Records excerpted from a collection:

++++

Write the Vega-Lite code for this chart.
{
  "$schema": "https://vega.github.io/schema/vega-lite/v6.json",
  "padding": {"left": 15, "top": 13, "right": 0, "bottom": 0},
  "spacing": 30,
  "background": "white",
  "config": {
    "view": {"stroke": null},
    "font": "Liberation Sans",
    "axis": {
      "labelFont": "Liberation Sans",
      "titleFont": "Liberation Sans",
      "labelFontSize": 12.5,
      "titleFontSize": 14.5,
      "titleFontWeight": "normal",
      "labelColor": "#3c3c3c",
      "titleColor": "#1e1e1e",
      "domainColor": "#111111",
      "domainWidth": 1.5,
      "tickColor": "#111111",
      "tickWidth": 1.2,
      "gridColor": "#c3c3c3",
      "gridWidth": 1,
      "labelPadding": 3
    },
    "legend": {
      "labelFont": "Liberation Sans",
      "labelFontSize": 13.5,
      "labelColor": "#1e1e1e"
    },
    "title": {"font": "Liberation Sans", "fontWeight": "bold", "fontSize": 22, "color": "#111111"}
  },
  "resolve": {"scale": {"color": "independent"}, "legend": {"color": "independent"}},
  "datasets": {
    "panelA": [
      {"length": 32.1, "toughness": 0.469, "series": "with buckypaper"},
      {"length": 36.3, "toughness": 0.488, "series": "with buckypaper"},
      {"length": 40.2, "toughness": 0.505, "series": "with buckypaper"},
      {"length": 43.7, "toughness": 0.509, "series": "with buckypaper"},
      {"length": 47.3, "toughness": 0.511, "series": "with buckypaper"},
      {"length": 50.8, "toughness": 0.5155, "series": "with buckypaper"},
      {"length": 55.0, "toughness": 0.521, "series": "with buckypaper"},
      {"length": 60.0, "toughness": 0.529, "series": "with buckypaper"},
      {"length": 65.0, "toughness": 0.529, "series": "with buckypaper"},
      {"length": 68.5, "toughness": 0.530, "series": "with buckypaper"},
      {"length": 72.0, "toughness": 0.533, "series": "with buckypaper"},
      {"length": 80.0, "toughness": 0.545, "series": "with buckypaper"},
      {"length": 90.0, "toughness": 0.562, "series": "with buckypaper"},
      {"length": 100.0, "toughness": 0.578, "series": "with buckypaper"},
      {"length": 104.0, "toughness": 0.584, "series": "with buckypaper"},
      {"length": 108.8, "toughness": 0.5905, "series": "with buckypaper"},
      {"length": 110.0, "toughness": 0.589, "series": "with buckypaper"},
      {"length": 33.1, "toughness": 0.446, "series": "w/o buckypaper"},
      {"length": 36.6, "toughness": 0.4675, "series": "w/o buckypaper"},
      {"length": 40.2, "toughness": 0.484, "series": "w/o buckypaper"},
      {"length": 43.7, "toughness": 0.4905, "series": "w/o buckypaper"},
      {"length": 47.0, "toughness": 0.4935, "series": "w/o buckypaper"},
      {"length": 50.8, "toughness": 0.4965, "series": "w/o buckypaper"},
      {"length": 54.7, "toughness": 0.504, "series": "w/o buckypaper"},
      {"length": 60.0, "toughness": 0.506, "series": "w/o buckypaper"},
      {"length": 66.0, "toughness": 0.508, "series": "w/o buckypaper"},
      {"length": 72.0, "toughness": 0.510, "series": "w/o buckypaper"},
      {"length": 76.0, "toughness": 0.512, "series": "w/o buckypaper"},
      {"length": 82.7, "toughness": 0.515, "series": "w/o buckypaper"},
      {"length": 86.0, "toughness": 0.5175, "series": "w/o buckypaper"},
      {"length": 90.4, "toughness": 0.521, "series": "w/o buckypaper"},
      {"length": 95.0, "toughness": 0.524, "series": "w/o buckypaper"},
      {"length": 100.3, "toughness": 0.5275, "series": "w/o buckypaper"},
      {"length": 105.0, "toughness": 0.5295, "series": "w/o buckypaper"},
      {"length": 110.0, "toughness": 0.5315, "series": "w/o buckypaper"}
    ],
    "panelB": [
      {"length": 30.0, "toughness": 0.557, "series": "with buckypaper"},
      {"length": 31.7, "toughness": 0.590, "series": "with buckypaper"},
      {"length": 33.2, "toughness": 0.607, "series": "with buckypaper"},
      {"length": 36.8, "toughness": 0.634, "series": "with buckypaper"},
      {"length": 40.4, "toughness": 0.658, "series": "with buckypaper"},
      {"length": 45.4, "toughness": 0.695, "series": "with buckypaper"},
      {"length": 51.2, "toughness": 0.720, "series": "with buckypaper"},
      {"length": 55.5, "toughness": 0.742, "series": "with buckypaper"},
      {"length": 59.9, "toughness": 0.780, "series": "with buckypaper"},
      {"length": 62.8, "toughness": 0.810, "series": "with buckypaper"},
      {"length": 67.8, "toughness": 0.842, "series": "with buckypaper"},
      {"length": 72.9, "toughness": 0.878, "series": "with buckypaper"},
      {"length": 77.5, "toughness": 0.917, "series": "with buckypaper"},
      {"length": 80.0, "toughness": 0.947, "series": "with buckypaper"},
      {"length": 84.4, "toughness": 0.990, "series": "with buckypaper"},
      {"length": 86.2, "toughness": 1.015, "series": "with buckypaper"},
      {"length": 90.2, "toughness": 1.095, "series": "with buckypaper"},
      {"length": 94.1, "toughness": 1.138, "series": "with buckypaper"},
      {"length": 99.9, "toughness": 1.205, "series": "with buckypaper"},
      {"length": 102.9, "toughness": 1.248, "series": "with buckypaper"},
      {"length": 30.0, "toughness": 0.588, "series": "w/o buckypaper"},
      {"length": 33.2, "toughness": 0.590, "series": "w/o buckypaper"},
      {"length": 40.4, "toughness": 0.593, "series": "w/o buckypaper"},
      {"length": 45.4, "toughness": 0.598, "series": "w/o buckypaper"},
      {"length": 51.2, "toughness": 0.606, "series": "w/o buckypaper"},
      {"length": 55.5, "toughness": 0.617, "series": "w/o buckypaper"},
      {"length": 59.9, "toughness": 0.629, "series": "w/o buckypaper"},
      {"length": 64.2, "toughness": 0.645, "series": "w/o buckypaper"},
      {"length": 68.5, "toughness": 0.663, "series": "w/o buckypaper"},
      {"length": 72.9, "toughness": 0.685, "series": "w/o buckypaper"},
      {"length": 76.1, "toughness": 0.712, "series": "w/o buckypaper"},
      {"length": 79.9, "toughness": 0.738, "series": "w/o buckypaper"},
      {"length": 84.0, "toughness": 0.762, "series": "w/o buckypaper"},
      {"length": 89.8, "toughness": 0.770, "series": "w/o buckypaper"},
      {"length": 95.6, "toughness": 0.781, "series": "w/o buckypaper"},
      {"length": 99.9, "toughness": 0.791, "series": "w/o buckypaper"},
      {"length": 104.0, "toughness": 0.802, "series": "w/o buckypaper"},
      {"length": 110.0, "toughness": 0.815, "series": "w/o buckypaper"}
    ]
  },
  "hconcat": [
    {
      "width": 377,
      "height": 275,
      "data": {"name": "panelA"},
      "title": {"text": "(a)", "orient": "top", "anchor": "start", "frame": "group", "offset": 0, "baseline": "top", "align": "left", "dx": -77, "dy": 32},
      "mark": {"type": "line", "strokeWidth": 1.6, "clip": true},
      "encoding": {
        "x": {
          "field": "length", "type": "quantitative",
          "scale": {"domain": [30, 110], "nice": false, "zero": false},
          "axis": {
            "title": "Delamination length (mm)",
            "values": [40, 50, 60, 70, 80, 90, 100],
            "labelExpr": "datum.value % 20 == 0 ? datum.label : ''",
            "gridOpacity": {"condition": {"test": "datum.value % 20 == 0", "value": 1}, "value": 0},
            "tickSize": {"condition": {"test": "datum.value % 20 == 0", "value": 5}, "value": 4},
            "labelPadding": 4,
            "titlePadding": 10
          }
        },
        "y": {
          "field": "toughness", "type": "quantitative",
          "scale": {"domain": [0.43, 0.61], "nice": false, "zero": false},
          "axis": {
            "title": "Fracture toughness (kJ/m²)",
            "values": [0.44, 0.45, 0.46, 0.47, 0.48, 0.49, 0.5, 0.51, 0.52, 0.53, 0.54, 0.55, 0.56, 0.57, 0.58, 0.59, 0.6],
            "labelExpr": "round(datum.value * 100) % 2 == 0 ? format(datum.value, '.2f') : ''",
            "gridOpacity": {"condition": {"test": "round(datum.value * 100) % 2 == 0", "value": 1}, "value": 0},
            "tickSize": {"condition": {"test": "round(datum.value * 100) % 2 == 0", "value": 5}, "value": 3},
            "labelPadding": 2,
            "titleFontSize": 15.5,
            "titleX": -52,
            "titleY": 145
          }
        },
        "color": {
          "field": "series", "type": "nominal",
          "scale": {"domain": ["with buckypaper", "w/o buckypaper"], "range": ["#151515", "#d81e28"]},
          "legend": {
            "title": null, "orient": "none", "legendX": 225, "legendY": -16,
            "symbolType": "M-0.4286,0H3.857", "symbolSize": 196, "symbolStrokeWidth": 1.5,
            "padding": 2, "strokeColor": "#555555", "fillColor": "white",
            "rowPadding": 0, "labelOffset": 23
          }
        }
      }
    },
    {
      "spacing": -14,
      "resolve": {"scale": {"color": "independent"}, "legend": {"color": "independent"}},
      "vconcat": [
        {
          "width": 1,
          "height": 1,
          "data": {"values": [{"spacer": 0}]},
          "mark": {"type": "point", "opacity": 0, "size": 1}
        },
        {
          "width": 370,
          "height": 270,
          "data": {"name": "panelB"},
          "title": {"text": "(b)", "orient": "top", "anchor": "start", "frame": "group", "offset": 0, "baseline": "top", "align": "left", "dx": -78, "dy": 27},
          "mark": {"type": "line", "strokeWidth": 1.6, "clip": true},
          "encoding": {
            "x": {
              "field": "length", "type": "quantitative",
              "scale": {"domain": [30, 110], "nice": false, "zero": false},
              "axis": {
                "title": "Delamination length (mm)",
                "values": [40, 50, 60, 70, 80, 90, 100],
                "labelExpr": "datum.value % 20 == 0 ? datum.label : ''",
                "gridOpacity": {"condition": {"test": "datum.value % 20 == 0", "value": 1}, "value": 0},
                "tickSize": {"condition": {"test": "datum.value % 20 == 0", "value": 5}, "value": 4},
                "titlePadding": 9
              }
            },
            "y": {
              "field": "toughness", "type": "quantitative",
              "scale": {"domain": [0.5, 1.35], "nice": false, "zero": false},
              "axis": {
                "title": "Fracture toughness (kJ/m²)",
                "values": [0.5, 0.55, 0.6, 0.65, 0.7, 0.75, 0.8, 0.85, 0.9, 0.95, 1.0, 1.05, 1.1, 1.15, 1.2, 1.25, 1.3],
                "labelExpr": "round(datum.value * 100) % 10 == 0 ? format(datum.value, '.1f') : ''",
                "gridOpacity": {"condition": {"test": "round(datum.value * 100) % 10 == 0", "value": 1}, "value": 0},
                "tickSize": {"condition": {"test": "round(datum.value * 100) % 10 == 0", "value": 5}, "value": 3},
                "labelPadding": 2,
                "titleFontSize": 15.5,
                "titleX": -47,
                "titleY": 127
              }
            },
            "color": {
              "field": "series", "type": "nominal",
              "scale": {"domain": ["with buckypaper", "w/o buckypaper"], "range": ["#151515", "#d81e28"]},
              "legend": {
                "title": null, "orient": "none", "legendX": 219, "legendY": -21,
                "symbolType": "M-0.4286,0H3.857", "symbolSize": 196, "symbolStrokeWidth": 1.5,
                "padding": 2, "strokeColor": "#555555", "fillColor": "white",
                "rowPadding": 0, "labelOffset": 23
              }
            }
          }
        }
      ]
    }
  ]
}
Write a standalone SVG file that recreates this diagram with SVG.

++++

**Exercise directions:** Copy out all lines that carry the word "Write".

**Output for this exercise:**
Write the Vega-Lite code for this chart.
Write a standalone SVG file that recreates this diagram with SVG.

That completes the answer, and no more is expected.